Avez-vous suivi le Festival de Cannes, la Palme d’or reçue par Justine Triet ?
J’ai suivi cela de loin car j’étais au Canada et mobilisée par le club que je dirige. Je sais juste qu’une femme a gagné ce qui est une bonne nouvelle. Plus les femmes se font entendre dans tous les domaines, mieux c’est pour tout le monde. Cela permet de mettre à jour de nouveaux points de vue. Je trouve rassurant de voir que les femmes sont de plus en plus reconnues leurs expertises. Je rêve d’un monde où on n’aurait plus à enfoncer des portes pour se faire accepter et ou on pourrait sereinement trouver notre place. Tout le monde y gagnerait.
Qu’attendez-vous des Jeux olympiques de 2024 ?
Pour la première fois depuis longtemps, je ne vais pas commenter le foot aux Jeux olympiques pour France Télévisions car je vis au Québec. Je le ferai peut-être pour la télé canadienne avec laquelle je travaille aujourd’hui et avec qui je m’éclate. J’ai hâte. J’espère qu’on aura une belle compétition sur le territoire français qui sera à la hauteur de cet événement mondial. En attendant, je me bats pour que les championnats du monde féminins trouvent un diffuseur en France. Ce n’est pas gagné mais on ne va rien lâcher.

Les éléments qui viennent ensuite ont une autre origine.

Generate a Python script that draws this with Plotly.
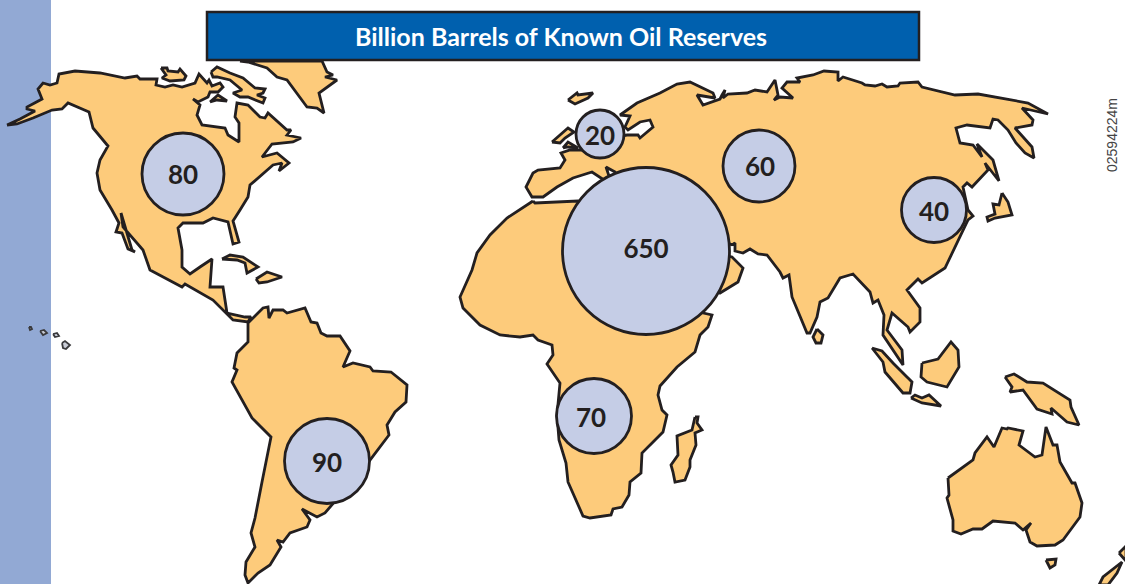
import plotly.graph_objects as go

# outlines, in picture pixels
north_america = [(7,125),(20,119),(35,111),(27,109),(27,107),(42,99),(38,89),(43,83),(50,85),(57,83),(59,74),(75,71),(100,73),(125,78),(137,76),(140,79),(157,79),(156,85),(165,87),(173,85),(182,87),(195,83),(199,74),(207,83),(209,80),(212,86),(220,83),(223,87),(218,92),(210,92),(208,97),(198,102),(193,99),(200,105),(197,115),(202,125),(225,128),(228,135),(239,142),(239,123),(235,117),(237,103),(248,105),(260,117),(265,118),(268,113),(287,130),(291,130),(287,135),(301,138),(293,142),(272,144),(262,157),(277,153),(289,163),(279,171),(282,163),(273,165),(250,185),(248,197),(240,210),(233,221),(239,242),(233,244),(228,222),(213,218),(203,223),(183,223),(178,228),(182,250),(182,267),(190,274),(200,267),(212,259),(210,287),(223,287),(227,313),(245,317),(251,317),(248,322),(233,320),(213,300),(185,284),(182,287),(150,270),(143,250),(123,227),(121,213),(132,250),(135,252),(128,249),(122,233),(116,232),(119,223),(112,210),(100,190),(97,173),(100,160),(108,146),(93,128),(89,112),(68,103),(62,109),(52,110),(33,118),(17,124)]
arctic_island = [(161,68),(167,68),(168,71),(178,72),(180,69),(186,76),(184,80),(170,81),(162,78),(166,75)]
baffin = [(211,72),(217,67),(230,73),(243,78),(255,88),(265,89),(263,93),(257,95),(265,98),(263,103),(248,97),(240,97),(233,93),(242,90),(230,80),(217,77),(213,77)]
hudson_island = [(210,102),(218,95),(227,101),(217,100)]
greenland = [(240,61),(248,62),(267,68),(277,77),(287,80),(307,107),(317,108),(324,113),(319,93),(327,87),(337,80),(325,77),(333,75),(327,72),(322,61)]
cuba = [(222,259),(230,255),(243,257),(258,267),(247,273),(245,263),(237,260)]
hispaniola = [(256,279),(267,272),(282,277),(267,282),(259,283)]
south_america = [(248,323),(263,308),(268,307),(269,318),(273,310),(283,310),(287,313),(305,308),(311,322),(317,323),(321,333),(327,336),(340,336),(350,351),(343,367),(353,363),(370,367),(373,371),(391,372),(407,385),(406,402),(395,412),(387,425),(389,435),(370,460),(333,503),(325,513),(317,517),(302,509),(310,520),(307,527),(290,533),(283,542),(277,540),(281,547),(270,565),(258,573),(248,583),(245,575),(246,562),(255,547),(251,533),(255,518),(262,482),(271,437),(252,418),(232,382),(237,370),(234,368),(237,353),(248,342)]
africa = [(533,201),(535,203),(578,201),(640,250),(690,310),(712,315),(708,327),(700,335),(695,352),(677,367),(660,386),(658,395),(662,410),(667,415),(663,432),(642,453),(641,473),(630,482),(629,495),(622,507),(613,509),(611,515),(590,518),(583,516),(568,482),(566,463),(559,440),(557,415),(560,383),(547,364),(553,355),(552,345),(538,340),(533,335),(520,337),(500,335),(480,325),(470,315),(463,308),(460,297),(472,270),(477,253),(490,235),(507,218)]
arabia = [(700,250),(732,257),(743,268),(738,282),(720,293),(700,280)]
eurasia = [(732,245),(735,243),(735,251),(743,253),(750,249),(758,254),(767,255),(780,272),(783,278),(789,275),(792,297),(807,333),(810,333),(817,317),(820,302),(828,298),(840,278),(853,274),(870,292),(873,303),(878,300),(884,315),(883,335),(895,353),(903,365),(902,350),(887,330),(892,313),(908,327),(910,332),(920,322),(920,308),(907,290),(918,279),(922,283),(945,268),(958,240),(968,220),(973,216),(968,210),(963,187),(967,183),(972,187),(988,170),(985,163),(999,181),(993,160),(977,144),(982,157),(973,145),(960,143),(956,128),(967,125),(990,128),(993,119),(998,120),(1008,130),(1016,143),(1025,153),(1034,158),(1032,147),(1015,128),(1032,125),(1033,120),(1022,108),(1048,114),(1028,103),(987,96),(978,94),(955,95),(922,87),(918,82),(900,83),(898,86),(887,87),(882,84),(875,86),(865,85),(862,83),(843,77),(838,81),(838,72),(824,71),(813,75),(797,78),(800,82),(787,82),(782,88),(793,98),(780,97),(774,100),(778,95),(775,80),(767,92),(755,90),(747,93),(728,94),(723,98),(725,90),(722,95),(720,99),(703,105),(697,95),(715,98),(713,93),(690,82),(677,84),(660,93),(637,103),(620,115),(630,116),(625,127),(628,130),(640,122),(650,120),(653,127),(640,138),(638,135),(627,135),(600,140),(585,150),(570,150),(561,153),(565,160),(560,168),(538,170),(533,173),(526,187),(532,197),(543,197),(557,187),(573,178),(592,172),(604,180),(609,176),(606,167),(615,172),(620,190)]
iceland = [(568,100),(577,93),(578,95),(593,93),(588,98),(575,104)]
britain = [(552,142),(563,133),(568,128),(574,132),(565,138),(560,143)]
ireland = [(563,148),(568,142),(578,148),(568,147)]
japan = [(1002,193),(1008,202),(1012,215),(995,218),(988,221),(987,217),(995,214),(993,204),(999,205)]
sri_lanka = [(817,329),(823,335),(821,343),(816,343),(813,337)]
madagascar = [(695,417),(698,417),(697,423),(702,430),(695,433),(696,445),(690,460),(690,467),(685,480),(675,482),(673,472),(671,465),(678,455),(677,436),(692,430)]
sumatra = [(872,348),(882,351),(893,363),(912,382),(910,393),(903,393),(885,372),(883,362)]
java = [(911,398),(915,395),(922,398),(929,395),(941,406),(922,403)]
borneo = [(922,363),(938,359),(951,342),(958,350),(959,367),(947,387),(927,382),(921,377)]
new_guinea = [(1005,377),(1014,374),(1027,382),(1043,383),(1070,400),(1071,407),(1079,425),(1067,422),(1051,408),(1052,414),(1037,409),(1023,390),(1010,392),(1012,387)]
australia = [(948,478),(973,460),(975,453),(987,437),(994,447),(1002,428),(1007,429),(1008,428),(1023,431),(1019,445),(1035,457),(1042,455),(1046,427),(1053,445),(1057,445),(1060,462),(1072,483),(1075,483),(1082,503),(1080,517),(1063,540),(1055,545),(1037,546),(1030,542),(1026,530),(1031,523),(1023,530),(1015,523),(993,521),(982,529),(973,529),(961,534),(953,531),(953,520),(947,498),(949,495)]
tasmania = [(1046,560),(1056,559),(1055,565),(1050,568)]
nz_north = [(1119,553),(1126,546),(1126,561)]
nz_south = [(1099,585),(1103,577),(1122,562),(1117,573),(1108,585)]

land = [north_america, arctic_island, baffin, hudson_island, greenland, cuba, hispaniola,
        south_america, africa, arabia, eurasia, iceland, britain, ireland, japan, sri_lanka,
        madagascar, sumatra, java, borneo, new_guinea, australia, tasmania, nz_north, nz_south]

hawaii_1 = [(29,327),(31,327),(32,329),(30,330)]
hawaii_2 = [(40,331),(44,330),(47,333),(43,335)]
hawaii_3 = [(53,334),(57,333),(59,336),(55,337)]
hawaii_4 = [(62,343),(65,341),(70,345),(66,349),(63,348)]
hawaii = [hawaii_1, hawaii_2, hawaii_3, hawaii_4]

# bubbles
reserves = [80, 20, 650, 60, 40, 70, 90]
bubble_x = [183, 600, 646, 759, 934, 594, 327]
bubble_y = [174, 134, 251, 166, 210, 416, 461]
bubble_d = [82, 48, 167, 72, 65, 75, 85]
label_x = [183, 600, 646, 760, 934, 591, 327]
label_y = [177, 138, 251, 169, 214, 420, 465]

title = 'Billion Barrels of Known Oil Reserves'
INK = '#231f20'

fig = go.Figure()

for part in land + hawaii:
  fig.add_trace(
    go.Scatter(
      x = [p[0] for p in part] + [part[0][0]],
      y = [p[1] for p in part] + [part[0][1]],
      mode = 'lines',
      fill = 'toself',
      fillcolor = '#fdcb7b' if part in land else '#c9ccd6',
      line = dict(color=INK if part in land else '#3a3a3c', width=2.8 if part in land else 1.8),
      hoverinfo = 'skip',
      showlegend = False
    )
  )

fig.add_trace(
  go.Scatter(
    x = bubble_x,
    y = bubble_y,
    mode = 'markers',
    marker = dict(size=bubble_d, color='#c5cde6', line=dict(color=INK, width=2.8), opacity=1),
    hoverinfo = 'skip',
    showlegend = False
  )
)

fig.add_trace(
  go.Scatter(
    x = label_x,
    y = label_y,
    mode = 'text',
    text = [str(v) for v in reserves],
    textposition = 'middle center',
    textfont = dict(family='Lato', size=26, color=INK, weight=700),
    hoverinfo = 'skip',
    showlegend = False
  )
)

fig.update_layout(
  width = 1125,
  height = 584,
  margin = dict(l=0, r=0, t=0, b=0),
  paper_bgcolor = 'white',
  plot_bgcolor = 'white',
  xaxis = dict(range=[0, 1125], visible=False),
  yaxis = dict(range=[584, 0], visible=False),
  shapes = [
    dict(type='rect', x0=0, x1=51, y0=0, y1=584, layer='below',
         fillcolor='#92a9d4', line=dict(width=0)),
    dict(type='rect', x0=207, x1=919, y0=12, y1=60, layer='above',
         fillcolor='#0060ae', line=dict(color=INK, width=2.5)),
  ],
  annotations = [
    dict(x=561, y=36, text=title, showarrow=False,
         font=dict(family='Lato', size=25, color='white', weight=700)),
    dict(x=1112, y=135, text='02594224m', showarrow=False, textangle=-90,
         font=dict(family='Liberation Sans', size=14, color='#444444')),
  ]
)

fig.write_html("out.html", config=dict(displayModeBar=False),
               post_script="document.body.style.margin='0'")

Et l’avenir, vous le voyez comment ?
J’en attends beaucoup. J’aimerais qu’on évolue partout en ce qui concerne la PMA, le handicap, l’homosexualité, la place des femmes dans la société et les violences qu’elles subissent encore. Tous ces messages que j’essaie de faire passer depuis des années, j’espère que ça va toucher plein de familles, que ça faire changer des attitudes et ouvrir des esprits. Il ne faut plus que des gamins soient jetés hors de chez eux parce qu’ils ont décidé de déclarer leur homosexualité. Il ne faut plus que des filles renoncent à leur carrière dans le sport parce qu’on ne les prend pas au sérieux. Il ne faut plus que des femmes se fassent tabasser dans l’indifférence générale. Une seule voix ne peut pas tout changer mais si beaucoup de gens crient très fort, on finit par les entendre. C’est pour cela que je m’exprime tant et que je mouille le maillot pour qu’on m’écoute. J’estime que ma visibilité me donne une responsabilité.